The plaintiff seeks relief in the form of damages, interest and costs.
The defendant submits that the plaintiff has failed to demonstrate it has a prima facie case and the application fails at the first hurdle. The defendant says that, at the time that the plaintiff purported to terminate the SSA, the plaintiff was not ready, willing and able to perform the SSA and therefore, the termination was not valid. The defendant advances the following reasons for this proposition:
(1)on 19 January 2024, Western Power terminated two central contracts with CEH that formed part of its solar farm rights because CEH had failed to comply with a finance condition precedent in those contracts;[15]
(2)as a result of losing its solar farm rights, the plaintiff and CEH were in fundamental breach of the SSA in that CEH was incapable of transferring a significant portion of its solar farm rights at settlement; and
(3)at the time that the plaintiff purported to accept the repudiation of the SSA and thereby terminate the SSA, the plaintiff was not ready, willing and able to perform the SSA and therefore the purported termination was invalid.
[15] Tan Affidavit; Annexure BLT-23 and BLT-24.
The issue with the defendant's reasoning is that it does not refer to any provision in the SSA which obliges CEH to transfer its 'solar farm rights' to the defendant. Clause 6 of the SSA requires the plaintiff to do all things necessary to transfer title to the shares in CEH to the defendant.
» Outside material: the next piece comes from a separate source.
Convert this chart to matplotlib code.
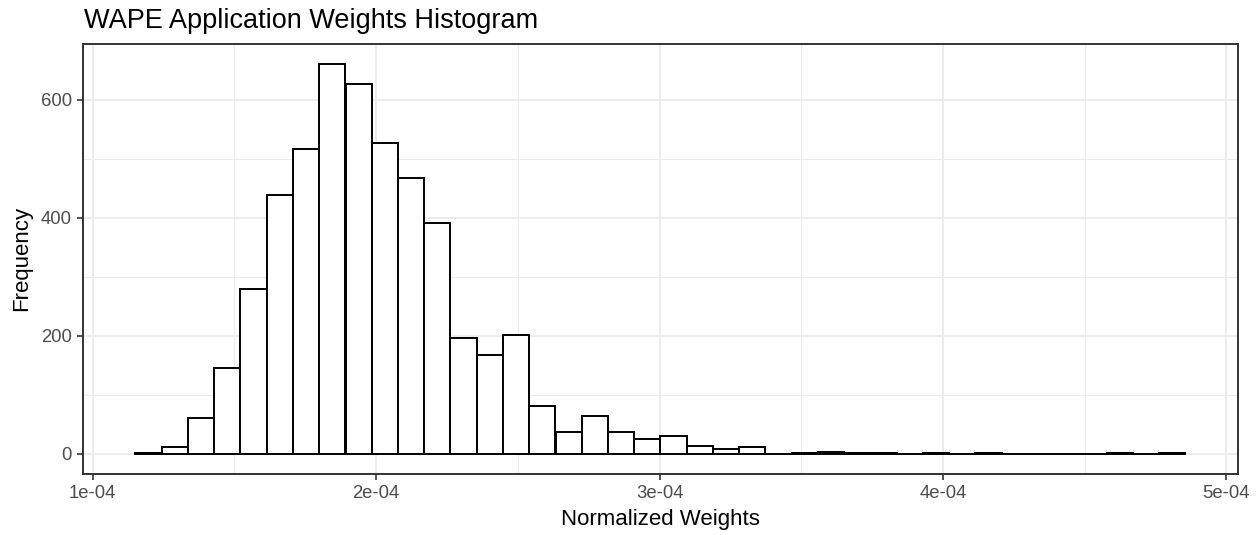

Clause 5.1 provides that the plaintiff must procure that CEH's Business be conducted in the 'Ordinary Course for the period commencing on the Execution Date and expiring on the earlier of the termination of [the SSA] and the Settlement Date'.[16] The 'Settlement Date' is defined in the SSA as:
[T]he date that is five (5) Business Days immediately following the date on which the last of the Conditions have been satisfied or waived in accordance with this Agreement or such other date as the [defendant] and [the plaintiff] may agree in writing.
[16] Tan Affidavit; Annexure BLT-3, cl 5.1, page 23.
The 'Settlement Date', on the ordinary and plain meaning of these words, is the date upon which settlement is required to occur, not the date on which settlement actually occurs. As a result, the obligation in cl 5.1 of the SSA was arguably not an obligation that extended to the date upon which the plaintiff purportedly terminated the SSA.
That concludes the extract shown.